Resources for Planning Your Flower Garden
4. Some Types of Gardens to think about...
- Cutting Gardens - purpose is production rather than landscape display.
- Ornamental Gardens - marriage of good design and attractive, appropriate plants setting off the house and features of the property.
- Kitchen Gardens - small food gardens usually located in a sunny spot near the kitchen door containing herbs, vegetables, salad greens, and edible flowers.
- Formal Gardens - characterized by symmetrical design and repetition of plants.
- Cottage Gardens or Country Gardens - Relaxed look and often appears undisciplined and overgrown, but don't be fooled they still take conscientious care. They have a lot of color and over planted.
- Border Gardens - as the name states grows along a fence, retaining wall, home, or walk. Border gardens are the most popular because they are practical as well as beautiful.
5. Size of Flower Beds
Flower beds that are 3-4 feet wide and 10-15 feet long are easy to work with. A garden hoe reaches 5 ½ feet out. If you have access to the flower bed from both sides, you can make the flower bed bigger. You can incorporate a garden path or stepping stone into the design to get at the weeds more easily.
Curves are more interesting than straight lines. Curvy garden paths lead the eye onward and outward making your garden seem bigger and leaving an element of surprise around every corner.
Fall is the best time to dig a new bed and let it winter over, allowing the freezing and thawing of winter to break up the clumps. Put shredded leaves over the new bed. If you do wait until spring make it late spring when the soil has a chance to dry out or you will compact the soil, leaving air and water no place to go.
Do not till or dig your sod under in the new bed. Take it off into pieces and be sure to put it into your compost.

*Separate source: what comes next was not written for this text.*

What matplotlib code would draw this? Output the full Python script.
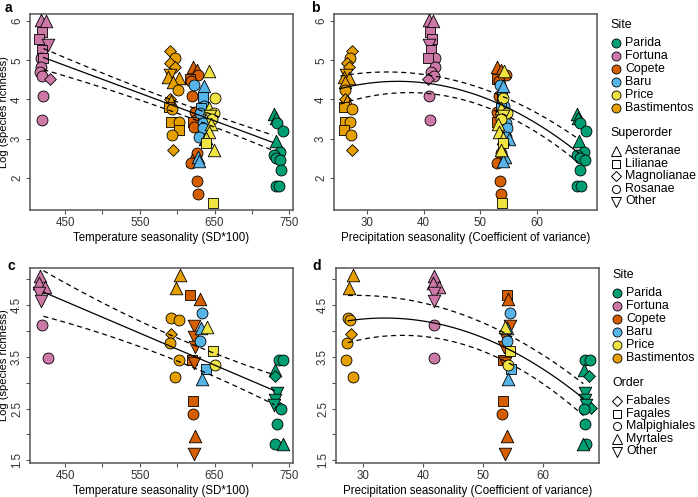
import matplotlib
matplotlib.use("Agg")
import matplotlib.pyplot as plt
from matplotlib.lines import Line2D
import numpy as np

plt.rcParams['font.family'] = ['Liberation Sans', 'DejaVu Sans']

# ---------------- categories ----------------
site_names = ['Parida', 'Fortuna', 'Copete', 'Baru', 'Price', 'Bastimentos']
site_colors = ['#009E73', '#CC79A7', '#D55E00', '#56B4E9', '#F0E442', '#E69F00']
superorder_names = ['Asteranae', 'Lilianae', 'Magnolianae', 'Rosanae', 'Other']
superorder_markers = ['^', 's', 'D', 'o', 'v']
order_names = ['Fabales', 'Fagales', 'Malpighiales', 'Myrtales', 'Other']
order_markers = ['D', 's', 'o', '^', 'v']

# ---------------- data: superorder (panels a, b) ----------------
sup_site = (['Fortuna'] * 14 + ['Bastimentos'] * 18 + ['Copete'] * 15 +
            ['Baru'] * 12 + ['Price'] * 12 + ['Parida'] * 12)
sup_group = [
    # Fortuna
    'Asteranae', 'Asteranae', 'Lilianae', 'Lilianae', 'Other', 'Lilianae', 'Rosanae',
    'Lilianae', 'Rosanae', 'Rosanae', 'Rosanae', 'Magnolianae', 'Rosanae', 'Rosanae',
    # Bastimentos
    'Magnolianae', 'Rosanae', 'Magnolianae', 'Magnolianae', 'Other', 'Asteranae',
    'Asteranae', 'Asteranae', 'Rosanae', 'Magnolianae', 'Asteranae', 'Lilianae',
    'Rosanae', 'Lilianae', 'Rosanae', 'Lilianae', 'Rosanae', 'Magnolianae',
    # Copete
    'Asteranae', 'Asteranae', 'Rosanae', 'Lilianae', 'Rosanae', 'Rosanae', 'Rosanae',
    'Rosanae', 'Lilianae', 'Rosanae', 'Rosanae', 'Asteranae', 'Rosanae', 'Rosanae',
    'Rosanae',
    # Baru
    'Rosanae', 'Asteranae', 'Lilianae', 'Rosanae', 'Lilianae', 'Rosanae', 'Rosanae',
    'Rosanae', 'Rosanae', 'Asteranae', 'Asteranae', 'Asteranae',
    # Price
    'Asteranae', 'Rosanae', 'Asteranae', 'Rosanae', 'Other', 'Rosanae', 'Asteranae',
    'Asteranae', 'Asteranae', 'Lilianae', 'Asteranae', 'Lilianae',
    # Parida
    'Asteranae', 'Asteranae', 'Rosanae', 'Rosanae', 'Asteranae', 'Rosanae', 'Rosanae',
    'Rosanae', 'Rosanae', 'Rosanae', 'Rosanae', 'Rosanae']
sup_logS = [
    6.02, 6.00, 5.72, 5.53, 5.40, 5.27, 5.05, 5.05, 4.83, 4.70, 4.59, 4.52, 4.10, 3.47,
    5.23, 5.07, 4.92, 4.82, 4.62, 4.58, 4.55, 4.45, 4.25, 4.00, 3.95, 3.82, 3.76, 3.43,
    3.43, 3.23, 3.10, 2.71,
    4.83, 4.75, 4.62, 4.53, 4.47, 4.08, 3.68, 3.47, 3.43, 3.30, 2.63, 2.45, 2.38, 1.93,
    1.60,
    4.38, 4.35, 4.05, 3.84, 3.78, 3.66, 3.40, 3.27, 3.05, 2.98, 2.52, 2.42,
    4.73, 4.04, 3.78, 3.65, 3.58, 3.50, 3.38, 3.18, 3.02, 2.88, 2.71, 1.37,
    3.62, 3.52, 3.40, 3.20, 2.93, 2.65, 2.58, 2.50, 2.45, 2.20, 1.78, 1.78]
sup_temp = [
    417.6, 424.7, 419.6, 414.5, 426.8, 418.6, 417.6, 420.6, 417.6, 416.5, 419.6, 429.9, 420.6, 418.6,
    590, 597, 590, 597, 590, 588, 602, 594, 601, 590, 592, 589, 593, 592, 602, 603, 593, 594,
    621, 626, 628, 617, 619, 620, 624, 625, 621, 623, 626, 620, 619, 627, 628,
    623, 636, 634, 636, 632, 630, 635, 634, 629, 637, 628, 629,
    642, 650, 643, 649, 644, 647, 645, 643, 639, 639, 649, 648,
    729, 732, 734, 741, 732, 737, 729, 732, 738, 739, 732, 736]
sup_precip = [
    41.0, 41.6, 41.2, 41.5, 41.0, 41.3, 42.0, 40.7, 42.0, 41.3, 41.9, 40.8, 41.0, 41.2,
    27.4, 27.0, 26.5, 26.8, 26.3, 26.0, 26.8, 26.2, 26.2, 26.2, 26.5, 26.0, 27.4, 26.2,
    27.0, 26.0, 27.2, 27.4,
    53.0, 53.6, 54.6, 53.0, 53.3, 53.3, 53.0, 53.5, 52.9, 53.8, 53.6, 53.2, 53.0, 53.5, 53.7,
    53.5, 54.0, 53.9, 54.2, 53.6, 54.3, 54.6, 54.8, 54.5, 55.0, 54.3, 54.0,
    54.2, 54.0, 53.6, 54.7, 54.1, 53.6, 53.2, 53.3, 54.1, 54.0, 53.7, 53.9,
    67.0, 67.3, 67.6, 68.6, 67.4, 68.3, 67.0, 67.6, 68.5, 67.6, 67.0, 67.7]

# ---------------- data: order (panels c, d) ----------------
ord_site = (['Fortuna'] * 7 + ['Bastimentos'] * 8 + ['Copete'] * 11 +
            ['Baru'] * 5 + ['Price'] * 3 + ['Parida'] * 12)
ord_group = [
    'Myrtales', 'Myrtales', 'Myrtales', 'Other', 'Other', 'Malpighiales', 'Malpighiales',
    'Myrtales', 'Myrtales', 'Malpighiales', 'Malpighiales', 'Fabales', 'Malpighiales',
    'Malpighiales', 'Malpighiales',
    'Fagales', 'Myrtales', 'Other', 'Other', 'Other', 'Fagales', 'Other', 'Fagales',
    'Malpighiales', 'Myrtales', 'Other',
    'Malpighiales', 'Myrtales', 'Malpighiales', 'Fagales', 'Myrtales',
    'Myrtales', 'Fagales', 'Malpighiales',
    'Malpighiales', 'Malpighiales', 'Myrtales', 'Fabales', 'Other', 'Other', 'Other',
    'Fabales', 'Malpighiales', 'Malpighiales', 'Malpighiales', 'Myrtales']
ord_logS = [
    5.05, 4.92, 4.85, 4.72, 4.58, 4.12, 3.47,
    5.08, 4.82, 4.25, 4.21, 3.94, 3.76, 3.43, 3.10,
    4.68, 4.62, 4.09, 3.88, 3.68, 3.44, 3.38, 2.64, 2.40, 1.98, 1.62,
    4.34, 4.06, 3.80, 3.27, 3.07,
    4.08, 3.60, 3.34,
    3.43, 3.43, 3.25, 3.12, 2.80, 2.67, 2.56, 2.52, 2.50, 2.20, 1.81, 1.82]
ord_temp = [
    416.7, 414.4, 423.3, 415.7, 417.6, 418.9, 427.7,
    604, 599, 592, 603, 592, 590, 602, 597,
    617, 630, 622, 623, 624, 620, 622, 621, 621, 624, 623,
    633, 632, 630, 638, 633,
    640, 648, 650,
    736, 741, 731, 731, 733, 731, 729, 737, 739, 734, 731, 741]
ord_precip = [
    41.9, 41.7, 42.7, 41.8, 41.9, 41.8, 41.8,
    28.4, 27.7, 27.5, 27.8, 28.0, 27.3, 27.1, 28.3,
    53.9, 54.2, 54.4, 53.6, 53.4, 53.3, 53.7, 53.3, 53.1, 53.9, 53.6,
    54.4, 53.9, 53.9, 54.6, 54.2,
    53.6, 54.4, 54.1,
    67.0, 67.8, 66.8, 67.6, 66.9, 67.0, 67.1, 68.0, 66.8, 67.0, 67.2, 66.6]

# ---------------- fitted model curves ----------------
fit_a_x = [421, 570, 684, 728]
fit_a_mid = [5.07, 4.02, 3.22, 2.90]
fit_a_hi = [5.30, 4.15, 3.37, 3.09]
fit_a_lo = [4.76, 3.86, 3.03, 2.71]

fit_b_x = [25.3, 34.1, 41.2, 46.5, 55.3, 67.3]
fit_b_mid = [4.31, 4.42, 4.36, 4.25, 3.83, 2.61]
fit_b_hi = [4.64, 4.64, 4.59, 4.45, 4.07, 2.96]
fit_b_lo = [3.98, 4.00, 4.05, 4.11, 3.65, 2.33]

fit_c_x = [421, 563, 683, 730]
fit_c_mid = [4.75, 3.87, 3.12, 2.86]
fit_c_hi = [5.16, 4.09, 3.40, 3.14]
fit_c_lo = [4.28, 3.62, 2.91, 2.57]

fit_d_x = [27.5, 34.4, 41.8, 46.1, 54.4, 66.7]
fit_d_mid = [4.20, 4.25, 4.12, 4.01, 3.68, 2.68]
fit_d_hi = [4.69, 4.62, 4.50, 4.34, 3.90, 2.98]
fit_d_lo = [3.77, 3.92, 3.87, 3.69, 3.43, 2.35]

# ---------------- styling ----------------
W, H = 698, 497
fig = plt.figure(figsize=(W / 100, H / 100), dpi=100)

def fax(l, t, r, b):
    return fig.add_axes([l / W, 1 - b / H, (r - l) / W, (b - t) / H])

ax_a = fax(30, 14, 293, 210)
ax_b = fax(334, 14, 597, 210)
ax_c = fax(30, 268, 293, 463)
ax_d = fax(336, 268, 599, 463)

marker_s = {'o': 62, '^': 82, 'v': 82, 's': 48, 'D': 36}
color_of = dict(zip(site_names, site_colors))
GREY = '#555555'


def draw_points(ax, xs, ys, sites, groups, names, markers):
    mk = dict(zip(names, markers))
    for x, y, s, g in zip(xs, ys, sites, groups):
        m = mk[g]
        ax.scatter([x], [y], marker=m, s=marker_s[m], facecolor=color_of[s],
                   edgecolor='black', linewidths=0.6, zorder=3)


def draw_fit(ax, fx, mid, hi, lo, deg_mid):
    xx = np.linspace(min(fx), max(fx), 200)
    pm = np.polyfit(fx, mid, deg_mid)
    ph = np.polyfit(fx, hi, 2)
    pl = np.polyfit(fx, lo, 2)
    ax.plot(xx, np.polyval(pm, xx), color='black', lw=0.9, zorder=4)
    ax.plot(xx, np.polyval(ph, xx), color='black', lw=0.9, ls=(0, (4, 3)), zorder=4)
    ax.plot(xx, np.polyval(pl, xx), color='black', lw=0.9, ls=(0, (4, 3)), zorder=4)


def style(ax, xlim, ylim, xmaj, xmin_, ymaj, ymin_, xlabel, ylabel, fmt):
    ax.set_xlim(*xlim)
    ax.set_ylim(*ylim)
    ax.set_xticks(xmaj)
    ax.set_xticks(xmin_, minor=True)
    ax.set_yticks(ymaj)
    ax.set_yticks(ymin_, minor=True)
    ax.set_yticklabels([fmt.format(v) for v in ymaj], rotation=90, va='center')
    for sp in ax.spines.values():
        sp.set_color(GREY)
        sp.set_linewidth(1.1)
    ax.tick_params(which='both', direction='out', color=GREY, width=0.8,
                   labelsize=8.3, labelcolor='#333333')
    ax.tick_params(which='major', length=3, pad=2)
    ax.tick_params(which='minor', length=3)
    ax.set_xlabel(xlabel, fontsize=8.3, labelpad=2)
    if ylabel:
        ax.set_ylabel(ylabel, fontsize=8.0)
        ax.yaxis.set_label_coords(-20.5 / 263, 0.5)


# Panel a
draw_fit(ax_a, fit_a_x, fit_a_mid, fit_a_hi, fit_a_lo, 1)
draw_points(ax_a, sup_temp, sup_logS, sup_site, sup_group, superorder_names, superorder_markers)
style(ax_a, (403, 755), (1.18, 6.18), [450, 550, 650, 750], [500, 600, 700],
      [2, 3, 4, 5, 6], [], 'Temperature seasonality (SD*100)', 'Log (species richness)', '{:g}')

# Panel b
draw_fit(ax_b, fit_b_x, fit_b_mid, fit_b_hi, fit_b_lo, 2)
draw_points(ax_b, sup_precip, sup_logS, sup_site, sup_group, superorder_names, superorder_markers)
style(ax_b, (24.2, 70.6), (1.18, 6.18), [30, 40, 50, 60], [],
      [2, 3, 4, 5, 6], [], 'Precipitation seasonality (Coefficient of variance)', None, '{:g}')

# Panel c
draw_fit(ax_c, fit_c_x, fit_c_mid, fit_c_hi, fit_c_lo, 1)
draw_points(ax_c, ord_temp, ord_logS, ord_site, ord_group, order_names, order_markers)
style(ax_c, (403, 755), (1.45, 5.21), [450, 550, 650, 750], [500, 600, 700],
      [1.5, 2.5, 3.5, 4.5], [2, 3, 4, 5], 'Temperature seasonality (SD*100)',
      'Log (species richness)', '{:.1f}')

# Panel d
draw_fit(ax_d, fit_d_x, fit_d_mid, fit_d_hi, fit_d_lo, 2)
draw_points(ax_d, ord_precip, ord_logS, ord_site, ord_group, order_names, order_markers)
style(ax_d, (25.5, 69.3), (1.45, 5.21), [30, 40, 50, 60], [],
      [1.5, 2.5, 3.5, 4.5], [2, 3, 4, 5], 'Precipitation seasonality (Coefficient of variance)',
      None, '{:.1f}')

# Panel letters
for (x, y, lab) in [(5, 1, 'a'), (311, 1, 'b'), (7, 259, 'c'), (312, 259, 'd')]:
    fig.text(x / W, 1 - y / H, lab, fontsize=10, fontweight='bold', va='top', ha='left')


# Legends (manual layout)
def legend_block(top_title_y, title2, names2, markers2, x_title, x_mark, x_text):
    fs = 8.9
    fig.text(x_title / W, 1 - top_title_y / H, 'Site', fontsize=fs, va='center', ha='left')
    for i, (n, c) in enumerate(zip(site_names, site_colors)):
        y = top_title_y + 17.7 + i * 13.0
        fig.add_artist(Line2D([x_mark / W], [1 - y / H], marker='o', markersize=6.5,
                              markerfacecolor=c, markeredgecolor='black',
                              markeredgewidth=0.6, transform=fig.transFigure))
        fig.text(x_text / W, 1 - y / H, n, fontsize=fs, va='center', ha='left')
    y2 = top_title_y + 107.8
    fig.text(x_title / W, 1 - y2 / H, title2, fontsize=fs, va='center', ha='left')
    leg_ms = {'o': 5.8, '^': 7.4, 'v': 7.4, 's': 5.2, 'D': 4.8}
    for i, (n, m) in enumerate(zip(names2, markers2)):
        y = y2 + 18.3 + i * 12.6
        fig.add_artist(Line2D([x_mark / W], [1 - y / H], marker=m, markersize=leg_ms[m],
                              markerfacecolor='white', markeredgecolor='black',
                              markeredgewidth=0.7, transform=fig.transFigure))
        fig.text(x_text / W, 1 - y / H, n, fontsize=fs, va='center', ha='left')


legend_block(25, 'Superorder', superorder_names, superorder_markers, 610.5, 615.5, 625)
legend_block(275, 'Order', order_names, order_markers, 612, 616.5, 626)

fig.savefig('out.png', dpi=100)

Getting to Know Your New Garden
Favorite Resource Books
6. Climate Counts
Consider Climate within your zones. Check out your zone where your live. You need to take into consideration how much it rains, how cold or hot it gets. You want to be sure that your flowers thrive not just survive.
Some flowers that grow in the East will not grow well in the West. If you are not sure what flowers to plant in your area, visit your garden center and talk to an expert. Also, see what grows well in your neighbor's yard.
When buying your plants at the store read the plant's label. If a new plants"s label says it needs "sun," that means direct sunlight for at least 8 hours a day. But if the label says "shade," that means less than four hours of sunlight a day. "Part sun" means four to six hours of sunlight a day.
If you live at a high elevation, 3000 feet above sea level, you will get about 20% more sunlight than one at sea level. Plant flowers that love bright sunlight.
If you live where there is a lot of wind. Plants with small narrow and waxy leaves are your best bet. With less leaf surface, they don't lose as much moisture, so they hold up better in both drying winds and dry soil. Plant a screening hedge or put up a screen to protect your plants from the wind.
Gardens in hot, dry areas, use fleshy succulents and other small waxy, shiny, or hairy leaves, or silvery foliage, which reflect light , are good choices for plants that hold moisture well. Big leaves tend to dry out fast. Make use of mulches to help keep the moisture in.
No matter where you live or what your weather, pansies will thrive sometime during the year for you. In the North grow them during the summer and in the South during the winter. In other regions with moderate to mild winters they will grow year-round.